Physical characteristics
- Source: Kokshetau Hills
- • coordinates: 53°24′28″N 68°17′47″E﻿ / ﻿53.40778°N 68.29639°E
- • elevation: 291 m (955 ft)
- Mouth: Ulken Torangyl
- • coordinates: 54°00′28″N 68°21′38″E﻿ / ﻿54.00778°N 68.36056°E
- • elevation: 147 m (482 ft)
- Length: 106 km (66 mi)
- Basin size: 1,800 km^{2} (690 sq mi)

= Kamysakty =

River in Kazakhstan

The Kamysakty (Қамысақты; Камысакты) is a river in the Aiyrtau and Esil districts, North Kazakhstan Region, Kazakhstan. It is 106 km long and has a catchment area of 1800 km2.

Until 1865 the Kamysakty formed the uppermost stretch of the Kamyshlov, a former left tributary of the Irtysh. Its ancient valley can be traced by a residual chain of lakes for almost 500 km all the way to the Irtysh. The river is currently part of the Ishim Water Management Basin.

== Course ==
The Kamysakty belongs to the Ishim River basin. It has its sources on the northwestern slopes of the Kokshetau Hills, close to lake Ulken Koskol. The river heads roughly northwards most of its course. In its final stretch it bends northeastwards and enters the southwestern shore of lake Ulken Torangyl from the west.
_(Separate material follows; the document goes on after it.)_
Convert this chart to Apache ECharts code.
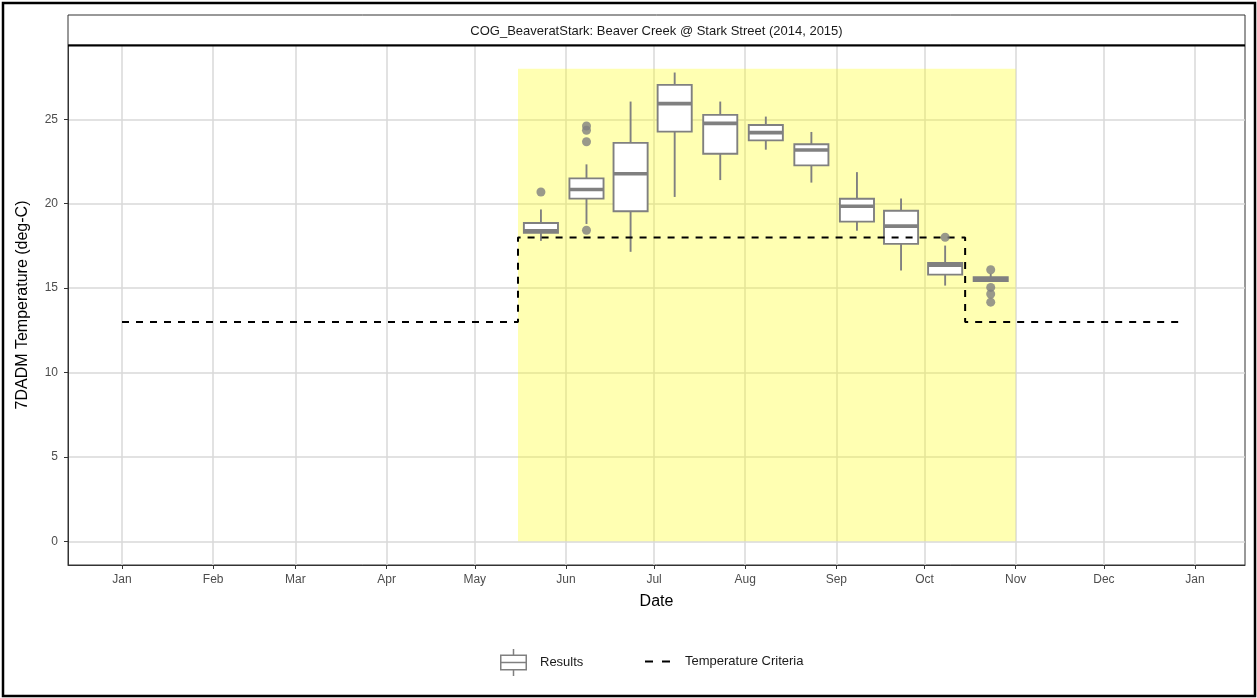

The width of the river valley is between 100 m and 300 m. The channel is between 10 m and 40 m, with the banks bound by low cliffs in stretches. These are not higher than 4 m. Kamysakty is fed mainly by snow. During seasonal summer droughts the river stops flowing and breaks up into pools along its entire length.